In dangerous times like these simple things can become an act of resistance. With all of the harmful rhetoric and natural disasters occurring in rapid succession, distilling an action or observation to the essence of itself can be calming and a great source of beauty. This has always been the heart of why I love poetry so much. Poems often do just that: meditate on a particular act or moment and then illuminate something about that act that was previously unseen/unknown. There’s a new anthology called Joy compiled by Christian Wiman, the editor of Poetry. I usually don’t buy anthologies of poems, but this one caught me because of the title. A number of things have struck me about the poems in this book: the topic of joy seems vastly under-explored in poetry, what joy means to each of the poets is quite diverse, and the language that the emotion of joy evoked for each poet. Take this excerpt from Li-Young Lee’s poem “From Blossoms:”

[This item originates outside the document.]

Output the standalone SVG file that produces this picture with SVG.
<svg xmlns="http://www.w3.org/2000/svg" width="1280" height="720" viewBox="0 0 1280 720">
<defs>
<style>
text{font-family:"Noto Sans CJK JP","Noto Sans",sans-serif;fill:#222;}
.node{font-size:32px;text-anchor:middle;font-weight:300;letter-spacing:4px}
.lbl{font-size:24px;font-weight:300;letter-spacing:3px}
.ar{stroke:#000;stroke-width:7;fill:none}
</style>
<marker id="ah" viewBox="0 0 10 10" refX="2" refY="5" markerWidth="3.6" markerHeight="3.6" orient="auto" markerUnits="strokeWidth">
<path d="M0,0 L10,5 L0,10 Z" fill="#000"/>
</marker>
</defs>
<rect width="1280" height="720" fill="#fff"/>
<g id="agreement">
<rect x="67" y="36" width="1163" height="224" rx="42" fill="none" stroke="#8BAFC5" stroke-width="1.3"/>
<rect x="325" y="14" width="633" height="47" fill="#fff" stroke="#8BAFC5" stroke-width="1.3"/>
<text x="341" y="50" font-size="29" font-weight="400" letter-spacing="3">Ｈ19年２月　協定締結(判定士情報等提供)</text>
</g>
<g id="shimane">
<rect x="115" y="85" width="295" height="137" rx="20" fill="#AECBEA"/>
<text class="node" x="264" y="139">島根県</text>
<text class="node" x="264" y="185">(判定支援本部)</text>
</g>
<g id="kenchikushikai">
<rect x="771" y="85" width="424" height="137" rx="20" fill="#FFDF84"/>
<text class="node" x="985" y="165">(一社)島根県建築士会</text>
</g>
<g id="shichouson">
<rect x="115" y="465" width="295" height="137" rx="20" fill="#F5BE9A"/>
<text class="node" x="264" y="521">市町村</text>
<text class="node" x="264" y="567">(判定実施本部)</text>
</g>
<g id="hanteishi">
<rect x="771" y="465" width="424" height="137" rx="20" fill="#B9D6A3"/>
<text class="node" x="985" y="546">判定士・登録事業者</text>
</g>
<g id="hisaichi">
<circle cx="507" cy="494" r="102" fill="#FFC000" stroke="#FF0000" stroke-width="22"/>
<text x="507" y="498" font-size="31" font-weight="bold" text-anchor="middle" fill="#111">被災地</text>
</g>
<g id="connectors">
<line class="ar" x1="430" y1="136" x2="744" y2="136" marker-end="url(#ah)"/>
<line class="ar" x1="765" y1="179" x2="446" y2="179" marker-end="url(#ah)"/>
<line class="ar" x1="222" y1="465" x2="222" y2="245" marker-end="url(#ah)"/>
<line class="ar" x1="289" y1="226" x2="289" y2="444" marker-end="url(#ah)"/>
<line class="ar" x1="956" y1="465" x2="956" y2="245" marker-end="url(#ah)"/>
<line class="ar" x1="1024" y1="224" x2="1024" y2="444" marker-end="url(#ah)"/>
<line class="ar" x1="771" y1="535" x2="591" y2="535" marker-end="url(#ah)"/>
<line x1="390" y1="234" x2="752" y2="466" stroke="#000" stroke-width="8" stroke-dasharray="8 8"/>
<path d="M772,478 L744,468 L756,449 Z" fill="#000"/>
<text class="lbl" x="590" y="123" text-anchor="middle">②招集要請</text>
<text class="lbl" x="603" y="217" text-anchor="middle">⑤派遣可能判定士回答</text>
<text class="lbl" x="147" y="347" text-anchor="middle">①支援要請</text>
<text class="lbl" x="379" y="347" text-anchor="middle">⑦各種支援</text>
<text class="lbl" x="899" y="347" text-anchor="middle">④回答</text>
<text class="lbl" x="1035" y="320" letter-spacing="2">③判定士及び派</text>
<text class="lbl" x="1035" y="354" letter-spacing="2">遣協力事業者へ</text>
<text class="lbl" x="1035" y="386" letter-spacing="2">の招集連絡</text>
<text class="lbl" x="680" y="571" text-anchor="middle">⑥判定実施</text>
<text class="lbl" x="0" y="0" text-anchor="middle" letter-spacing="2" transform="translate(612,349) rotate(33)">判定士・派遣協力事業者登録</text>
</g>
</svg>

O’ to take what we love inside,
to carry within us an orchard, to eat
not only the skin, but the shade,
not only the sugar, but the days, to hold
the fruit in our hands, adore it, then bite into
the round jubilance of peach.
There are days we live
as if death were nowhere
in the background
I love that Lee can take this simple moment of eating a peach, and take it within the span of a few lines to a place of an acknowledged pleasure so deep that it’s “as if death were nowhere / in the background.” That kind of presence of mind, that state, that ebullient pleasure, is accessible to us all if we choose to tune into it. Another poem in Joy that encapsulates one small ritualistic moment is “Meditation on a Grapefruit” by Craig Arnold. Here it is in entirety:
To wake when all is possible
before the agitations of the day
have gripped you
To come to the kitchen
and peel a little basketball
for breakfast
To tear the husk
like cotton padding a cloud of oil
misting out of its pinprick pores
clean and sharp as pepper
To ease
each pale pink section out of its case
so carefully without breaking
a single pearly cell
To slide each piece
into a cold blue china bowl
the juice pooling until the whole
fruit is divided from its skin
and only then to eat
so sweet
a discipline
precisely pointless a devout
involvement of the hands and senses
a pause a little emptiness
each year harder to live within
each year harder to live without
I find it interesting that both of these poems are about food. Perhaps there’s something about food that allows us to more easily enter this state of presence of mind since we eat several times a day. Imagine if we could do this with more than just food, and with more moments throughout the day. Imagine if all of us did this, every American, every person in the world. My sense is that this would be a different planet than the one we currently have.